Bell-shaped distribution: Use z-score standardization. It pairs well with algorithms that assume normally distributed data, including linear regression and logistic regression.
Significant outliers: Use robust scaling. The median and IQR resist distortion from extreme values.
Exponentially spread data: Use log scaling. It tames data that spans orders of magnitude, like population counts or financial figures.

If you genuinely don’t know what to pick, min-max scaling is a reasonable default. It’s simple, interpretable, and works across the widest range of situations.

Implementation in Python

The scikit-learn library provides ready-made tools for the most common methods. For min-max scaling, use MinMaxScaler. For z-score standardization, use StandardScaler. Both follow the same pattern: fit the scaler on your training data to learn the necessary statistics (min/max or mean/standard deviation), then transform your data.

The fit step calculates and stores the parameters. The transform step applies them. You can do both at once with fit_transform on your training set. For new data (like a test set), you call only transform, using the parameters already learned from training. This is critical: if you refit on your test data, you introduce information leakage and your model’s performance estimates become unreliable.

A minimal example with StandardScaler looks like this: create the scaler, call fit_transform on your training features, then call transform on your test features. The scaler remembers the training mean and standard deviation and applies them consistently to both sets.
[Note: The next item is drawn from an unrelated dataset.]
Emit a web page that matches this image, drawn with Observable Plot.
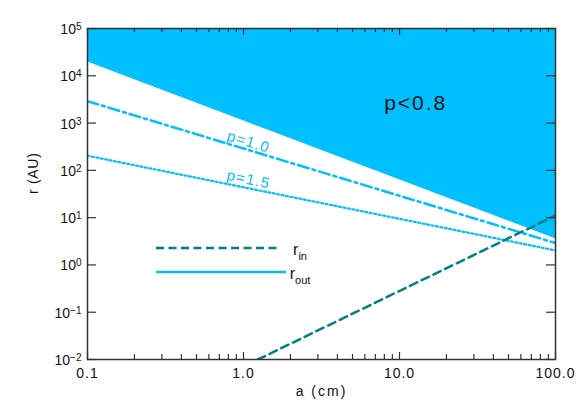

MinMaxScaler works identically but stores the training minimum and maximum instead.

Common Pitfalls

The most frequent mistake is normalizing your entire dataset before splitting it into training and test sets. When you do this, the min, max, mean, or standard deviation includes information from the test set, which subtly leaks future information into your model. Always fit your scaler on training data only, then use those same parameters to transform everything else.

Another issue is forgetting to apply the same transformation to new data at prediction time. If your model was trained on z-score standardized features, raw input values will produce meaningless predictions. Save your scaler object and apply it to every new input before passing it to the model.

Finally, not every feature needs normalization. Categorical variables encoded as integers (like 0 for “red” and 1 for “blue”) shouldn’t be scaled. Binary flags are already on a 0/1 scale. Tree-based algorithms like random forests and gradient boosting are generally insensitive to feature scales because they split on value thresholds rather than computing distances. Normalization is most important for distance-based and gradient-based methods.